Upon analyzing the situation, I realized that the process responsible for populating that table was implemented in a Java application and followed these steps:
- Perform a complete table deletion (TRUNCATE).
- Execute a query to fetch new records to be inserted (SELECT).
- Insert the records into the target table (INSERT).
Everything seemed fine up to this point, right? Well, no. The issue arose when the connection to the source database (where the data to be inserted is located) failed. This happened right after performing the complete deletion of the destination table, leaving it empty and without updated data.
How Did I Solve It?
To address this problem, I implemented a new flow that ensures data integrity even if the connection fails. The updated flow performs the following:
- Check the connection to the source database.
- If the connection is successful, execute the following steps:
- Insert data that exists in the source table but not in the destination table.

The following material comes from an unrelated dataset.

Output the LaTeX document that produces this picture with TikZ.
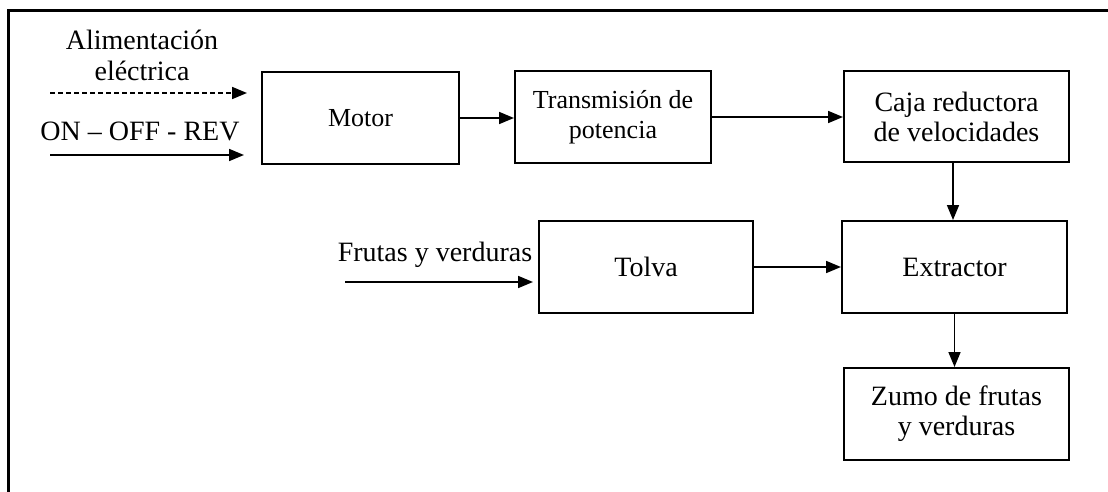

- Delete data that exists in the destination table but not in the source table.
- Update data that exists in both tables but differ in coordinate fields.
Results
Thanks to this optimization, the process, which previously took almost three hours to complete with the old (inefficient) configuration, now runs in a maximum of 10 minutes. This improvement is mainly because the coordinates in the source table usually don’t change much, significantly reducing processing time.
These small adjustments in the workflow not only improve efficiency but also guarantee service continuity, avoiding unnecessary downtime. Implementing similar strategies can help you optimize internal processes in your organization and maintain the performance of the applications under your responsibility.